[begin Input records]

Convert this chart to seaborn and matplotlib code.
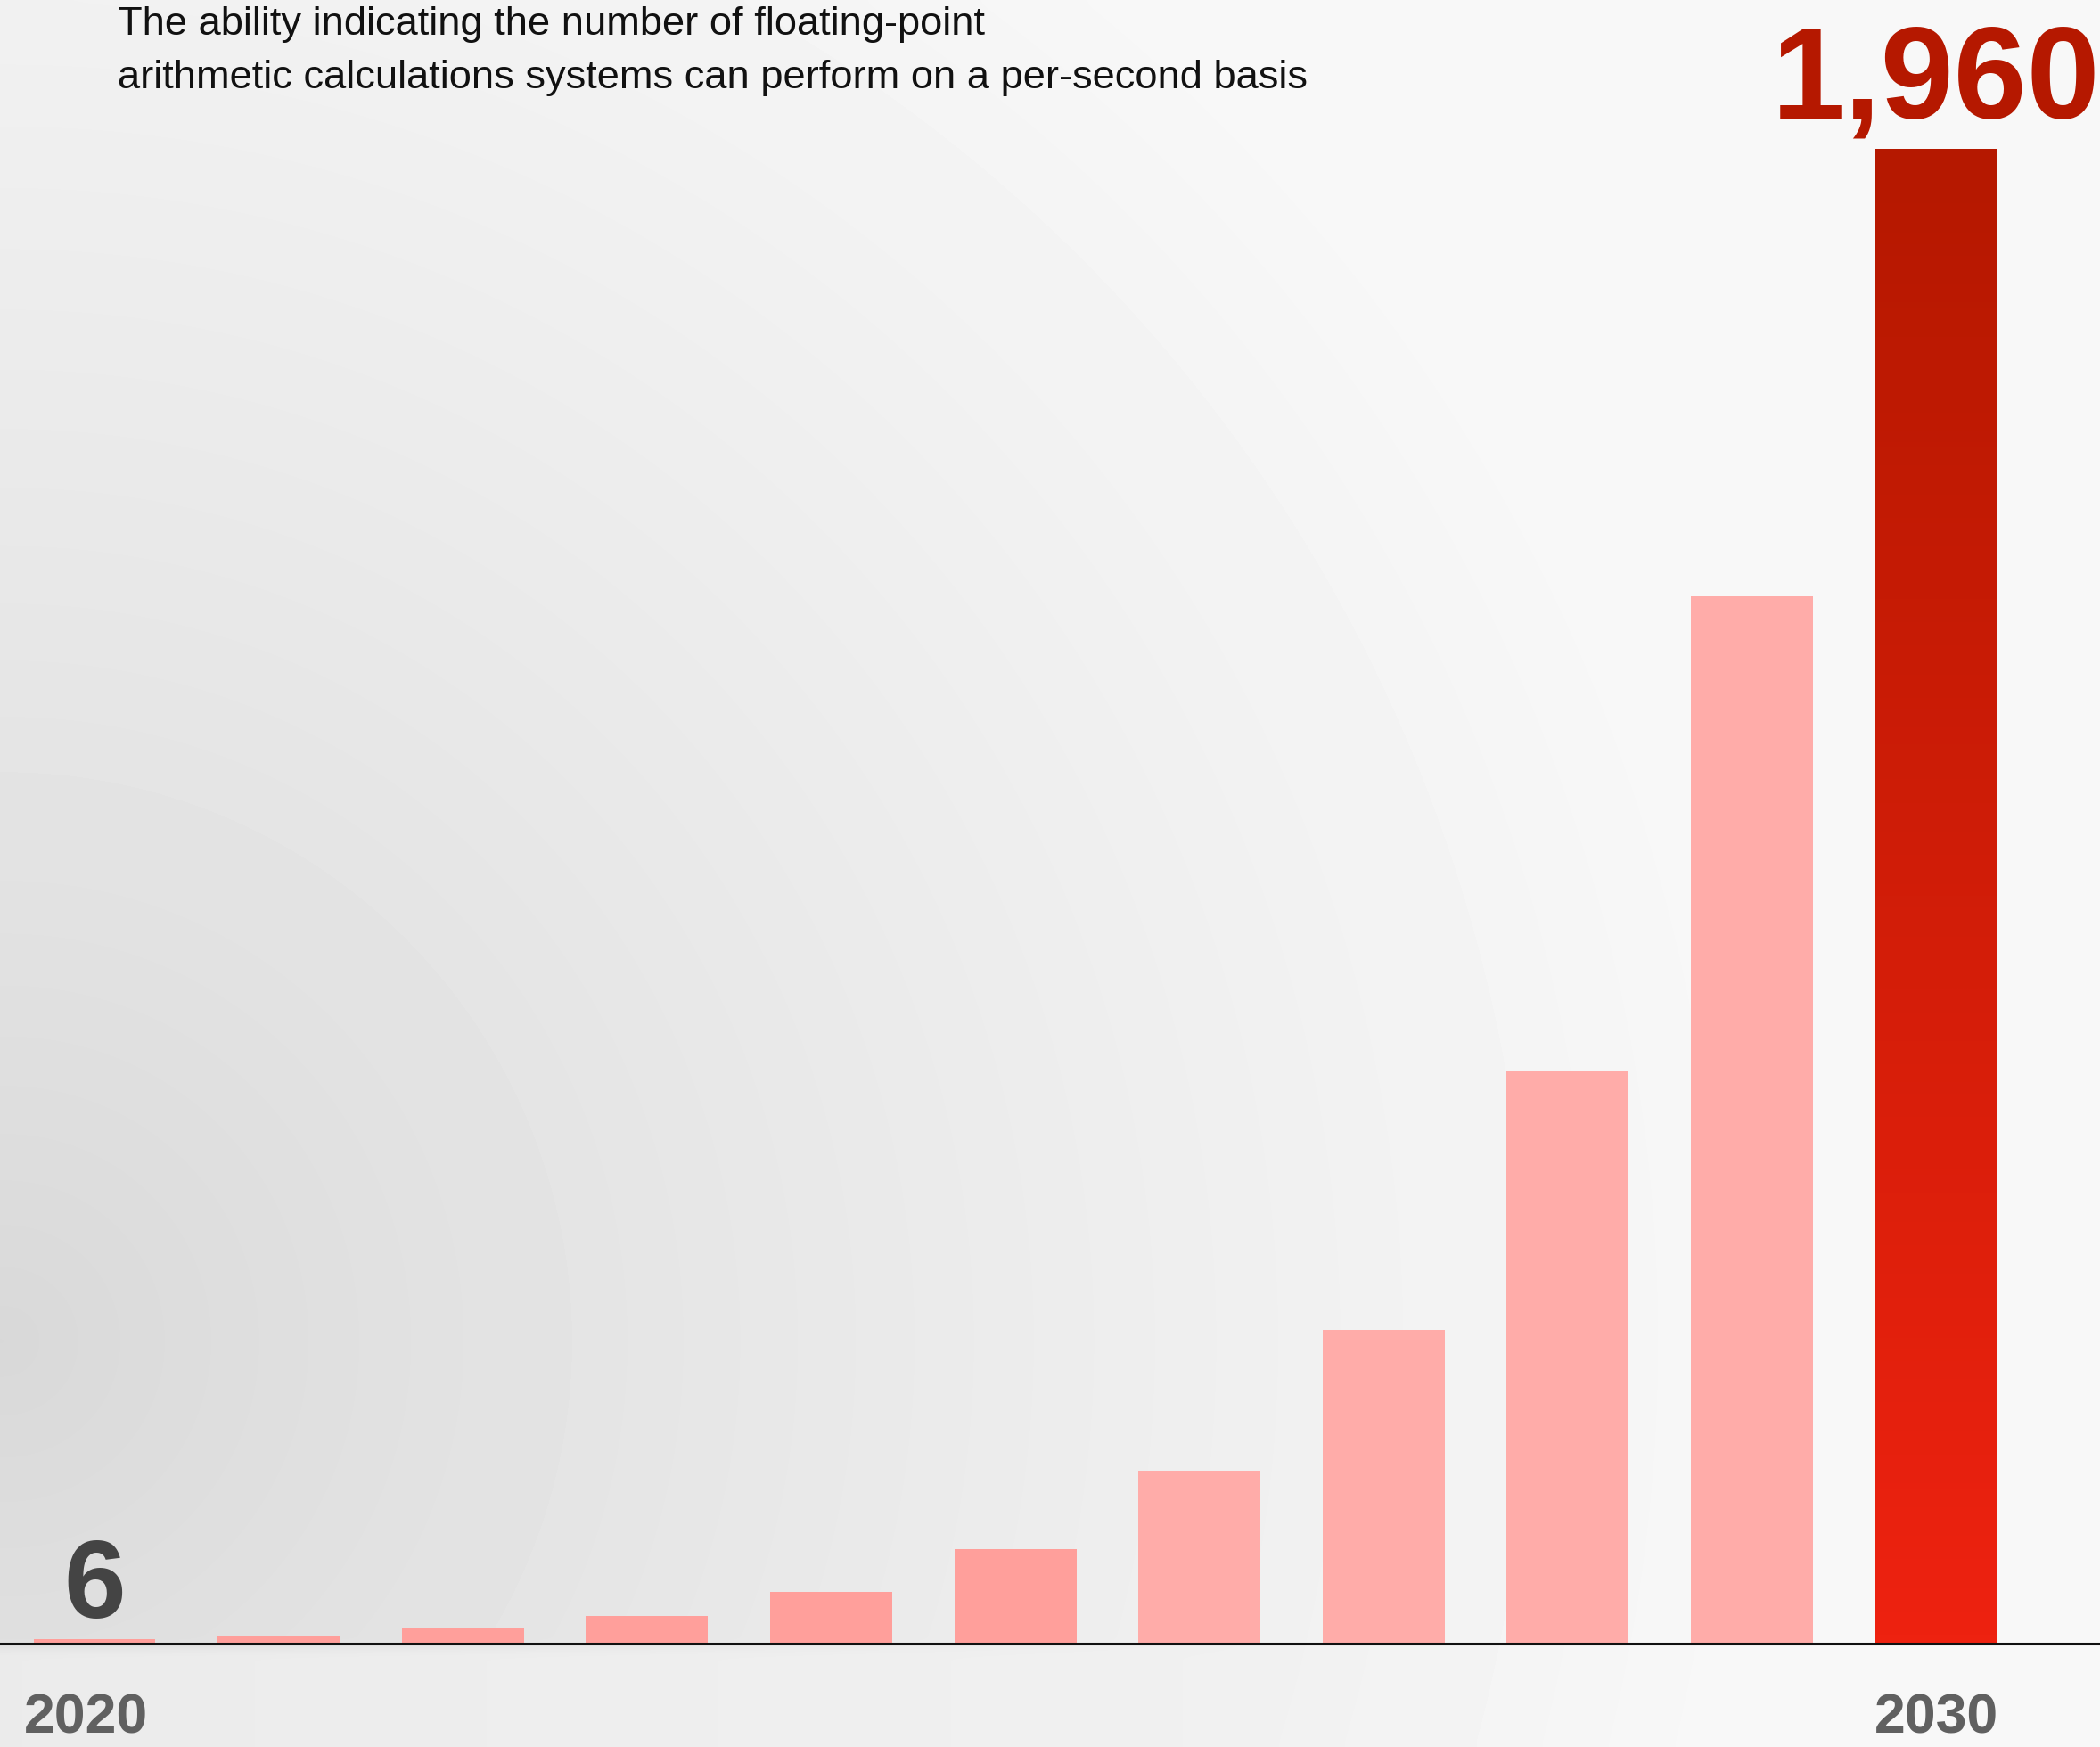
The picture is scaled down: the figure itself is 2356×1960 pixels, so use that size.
import numpy as np
import pandas as pd
import matplotlib
matplotlib.use("Agg")
import matplotlib.pyplot as plt
import matplotlib.transforms as mtransforms
from matplotlib.colors import LinearSegmentedColormap
import seaborn as sns

# ---- data ----
years = ["2020", "2021", "2022", "2023", "2024", "2025", "2026", "2027", "2028", "2029", "2030"]
values = [6, 9, 21, 36, 68, 124, 227, 411, 750, 1373, 1960]
bar_colors = ["#FF9F9B", "#FF9F9B", "#FF9F9B", "#FF9F9B", "#FF9F9B", "#FF9F9B",
              "#FFACA9", "#FFACA9", "#FFACA9", "#FFACA9", "#D81E08"]
tick_positions = [0, 10]
tick_labels = ["2020", "2030"]
subtitle = ("The ability indicating the number of floating-point\n"
            "arithmetic calculations systems can perform on a per-second basis")
first_label = "6"
last_label = "1,960"

sns.set_theme(style="white")
plt.rcParams["font.family"] = ["Liberation Sans", "DejaVu Sans"]

W, H, DPI = 2356, 1960, 100
fig = plt.figure(figsize=(W / DPI, H / DPI), dpi=DPI)

# ---- background gradient ----
bg = fig.add_axes([0, 0, 1, 1], zorder=0)
yy, xx = np.mgrid[0:H:10, 0:W:10]
r = np.sqrt((xx / 2300.0) ** 2 + ((yy - 1500) / 2300.0) ** 2)
val = 216 + 36 * r ** 0.85
val = np.clip(val, 0, 248)
below = yy > 1844
val = np.where(below, np.maximum(val, 235 + 9 * (xx / W)), val)
bg.imshow(val / 255.0, cmap="gray", vmin=0, vmax=1, extent=[0, 1, 0, 1],
          aspect="auto", interpolation="bicubic")
bg.set_axis_off()

# ---- main axes ----
ax = fig.add_axes([0, (H - 1844) / H, 1, 1844 / H], zorder=1)
ax.set_facecolor("none")
df = pd.DataFrame({"year": years, "value": values})
sns.barplot(data=df, x="year", y="value", hue="year", palette=bar_colors,
            legend=False, width=0.663, saturation=1, linewidth=0, edgecolor="none", ax=ax)

# gradient on last bar
last = ax.patches[-1]
bx, bw, bh = last.get_x(), last.get_width(), last.get_height()
grad_cmap = LinearSegmentedColormap.from_list("g", ["#EE2210", "#B51800"])
grad = np.linspace(0, 1, 256).reshape(-1, 1)
im = ax.imshow(grad, cmap=grad_cmap, origin="lower", extent=[bx, bx + bw, 0, bh],
               aspect="auto", zorder=3, interpolation="bilinear")
im.set_clip_path(last)
ax.set_xlim(-0.513, 10.89)
ax.set_ylim(0, 2155)

# spines / ticks
for s in ["top", "right", "left"]:
    ax.spines[s].set_visible(False)
ax.spines["bottom"].set_color("#111111")
ax.spines["bottom"].set_linewidth(2.2)
ax.spines["bottom"].set_zorder(5)
ax.set_yticks([])
ax.set_xticks(tick_positions)
ax.set_xticklabels(tick_labels, fontsize=45, fontweight="bold", color="#606060")
ax.tick_params(axis="x", length=0, pad=39)
ax.set_xlabel("")
ax.set_ylabel("")
lbl0 = ax.get_xticklabels()[0]
lbl0.set_transform(lbl0.get_transform() + mtransforms.ScaledTranslation(-9 / DPI, 0, fig.dpi_scale_trans))

# value labels
ax.annotate(first_label, xy=(0, values[0]), xytext=(0, 17), textcoords="offset points",
            ha="center", va="baseline", fontsize=90, fontweight="bold", color="#444444")
ax.annotate(last_label, xy=(10, values[-1]), xytext=(0, 25), textcoords="offset points",
            ha="center", va="baseline", fontsize=106, fontweight="bold", color="#B51800",
            annotation_clip=False)

fig.text(132 / W, 1 - 7 / H, subtitle, ha="left", va="top", fontsize=32.6,
         color="#111111", linespacing=1.58)

fig.savefig("out.png", dpi=DPI)
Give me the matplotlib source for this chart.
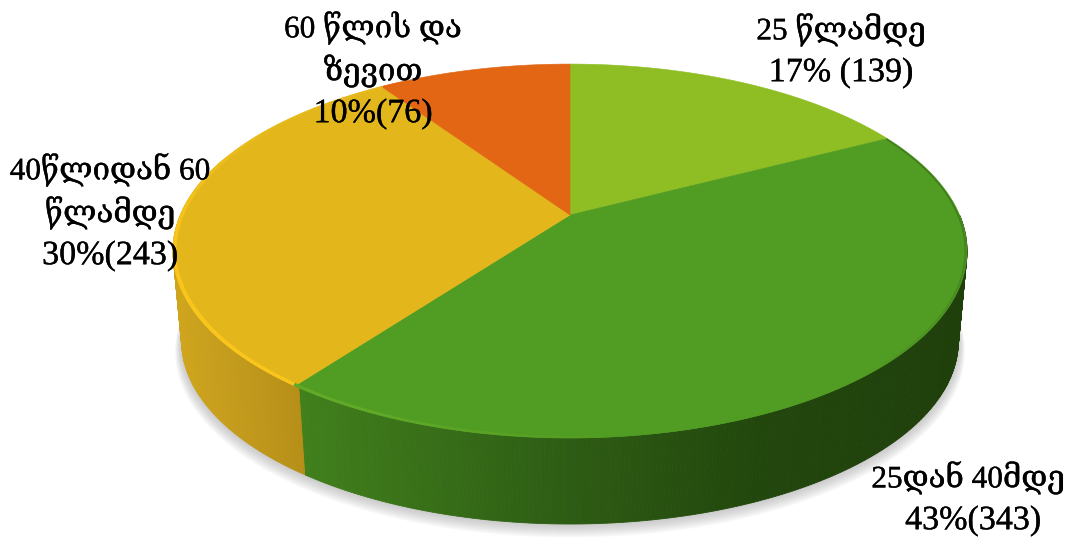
import numpy as np
import matplotlib
matplotlib.use('Agg')
import matplotlib.pyplot as plt
import matplotlib.patheffects as pe
from matplotlib.colors import to_rgb
from matplotlib.collections import LineCollection

# clockwise from 12 o'clock
counts = [139, 343, 243, 76]
percents = [17, 43, 30, 10]
names = [['25 წლამდე'], ['25დან 40მდე'], ['40წლიდან 60', 'წლამდე'], ['60 წლის და', 'ზევით']]
top_colors = ['#8fbe24', '#519c22', '#e3b71b', '#e36614']
rim_colors = ['#8fbe24', '#62aa28', '#fcc71d', '#e36614']

cx, cy, cy_low = 570, 215, 306
a, b, k = 389.6, 180, 0.1925
low_scale = 0.978


def project(theta, scale=1.0, yc=cy):
    x, y = np.sin(theta), np.cos(theta)
    w = 1 + k * y
    return cx + scale * a * x / w, yc - scale * b * y / w


def mix(c1, c2, t):
    c1, c2 = np.array(to_rgb(c1)), np.array(to_rgb(c2))
    return tuple(c1 + (c2 - c1) * np.clip(t, 0, 1))


def wall_color(x):
    # shading of the side wall goes with the horizontal position
    if x < 298:
        return mix('#cfa51e', '#b68f18', (x - 175) / 125)
    if x < 560:
        return mix('#41801c', '#2e5d14', (x - 298) / 262)
    if x < 760:
        return mix('#2e5d14', '#22470d', (x - 560) / 200)
    return mix('#22470d', '#1f3f0b', (x - 760) / 200)


fig = plt.figure(figsize=(10.8, 5.39), dpi=100)
ax = fig.add_axes([0, 0, 1, 1])
ax.set_xlim(0, 1080)
ax.set_ylim(539, 0)
ax.axis('off')

edges = np.cumsum([0] + counts) / sum(counts) * 2 * np.pi

# soft shadow under the disc
ring = np.linspace(0, 2 * np.pi, 360)
for i in range(14, 0, -1):
    sx, sy = project(ring, low_scale + i * 0.0012, cy_low + i * 0.7)
    ax.fill(sx, sy, color='#888888', alpha=0.035, lw=0, zorder=1)

# side wall, in thin strips
steps = np.radians(np.arange(90, 290, 0.5))
for t0, t1 in zip(steps[:-1], steps[1:]):
    x0, y0 = project(t0)
    x1, y1 = project(t1)
    x2, y2 = project(t1, low_scale, cy_low)
    x3, y3 = project(t0, low_scale, cy_low)
    c = wall_color((x0 + x1) / 2)
    ax.fill([x0, x1, x2, x3], [y0, y1, y2, y3], color=c, lw=0.6, zorder=2)

# top face
for i in range(len(counts)):
    th = np.linspace(edges[i], edges[i + 1], 200)
    px, py = project(th)
    ax.fill(np.r_[cx, px], np.r_[cy, py], color=top_colors[i], lw=0.4, zorder=3)

# rim highlight / dark edge
rim_deg = np.arange(60, 330, 0.5)
rim_rad = np.radians(rim_deg)
rx, ry = project(rim_rad, 0.996)
pts = np.column_stack([rx, ry])
segs = np.stack([pts[:-1], pts[1:]], axis=1)
seg_cols = []
seg_w = []
for d, t in zip(rim_deg[:-1], rim_rad[:-1]):
    i = np.searchsorted(edges, t) - 1
    base = top_colors[i]
    if i == 1:
        if d > 175:
            seg_cols.append(mix(base, rim_colors[1], (d - 175) / 30))
        else:
            seg_cols.append(mix(base, '#3f7a1c', (140 - d) / 50))
    else:
        seg_cols.append(mix(base, rim_colors[i], np.interp(d, [216, 260, 300], [1, 1, 0.2])))
    seg_w.append(np.interp(d, [60, 150, 200, 240, 280, 320], [1, 1.5, 2, 3, 2.5, 1]))
ax.add_collection(LineCollection(segs, colors=seg_cols, linewidths=seg_w, zorder=4))

# labels, one text per line
serif = ['Liberation Serif', 'DejaVu Serif']
label_x = [841, 968, 110, 373]
label_top = [30, 478, 170, 28]
pitch = 43
stroke = [pe.withStroke(linewidth=0.25, foreground='black')]
for i in range(len(counts)):
    y = label_top[i]
    for line in names[i]:
        ax.text(label_x[i], y, line, family=serif, fontsize=22.5, ha='center', va='center',
                color='black', zorder=6, path_effects=stroke)
        y += pitch
    gap = ' ' if i == 0 else ''
    ax.text(label_x[i] + (5 if i == 1 else 0), y, f'{percents[i]}%{gap}({counts[i]})', family=serif,
            fontsize=24.5, ha='center', va='center', color='black', zorder=6, path_effects=stroke)

fig.savefig('out.png', dpi=100, facecolor='white')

[end Input records]

Using the data above, copy exactly the lines from the one containing "Give me the matplotlib source for this chart." to the one containing "edges = np.cumsum([0]", inclusive. Exclude the pictures.

Give me the matplotlib source for this chart.
import numpy as np
import matplotlib
matplotlib.use('Agg')
import matplotlib.pyplot as plt
import matplotlib.patheffects as pe
from matplotlib.colors import to_rgb
from matplotlib.collections import LineCollection

# clockwise from 12 o'clock
counts = [139, 343, 243, 76]
percents = [17, 43, 30, 10]
names = [['25 წლამდე'], ['25დან 40მდე'], ['40წლიდან 60', 'წლამდე'], ['60 წლის და', 'ზევით']]
top_colors = ['#8fbe24', '#519c22', '#e3b71b', '#e36614']
rim_colors = ['#8fbe24', '#62aa28', '#fcc71d', '#e36614']

cx, cy, cy_low = 570, 215, 306
a, b, k = 389.6, 180, 0.1925
low_scale = 0.978


def project(theta, scale=1.0, yc=cy):
    x, y = np.sin(theta), np.cos(theta)
    w = 1 + k * y
    return cx + scale * a * x / w, yc - scale * b * y / w


def mix(c1, c2, t):
    c1, c2 = np.array(to_rgb(c1)), np.array(to_rgb(c2))
    return tuple(c1 + (c2 - c1) * np.clip(t, 0, 1))


def wall_color(x):
    # shading of the side wall goes with the horizontal position
    if x < 298:
        return mix('#cfa51e', '#b68f18', (x - 175) / 125)
    if x < 560:
        return mix('#41801c', '#2e5d14', (x - 298) / 262)
    if x < 760:
        return mix('#2e5d14', '#22470d', (x - 560) / 200)
    return mix('#22470d', '#1f3f0b', (x - 760) / 200)


fig = plt.figure(figsize=(10.8, 5.39), dpi=100)
ax = fig.add_axes([0, 0, 1, 1])
ax.set_xlim(0, 1080)
ax.set_ylim(539, 0)
ax.axis('off')

edges = np.cumsum([0] + counts) / sum(counts) * 2 * np.pi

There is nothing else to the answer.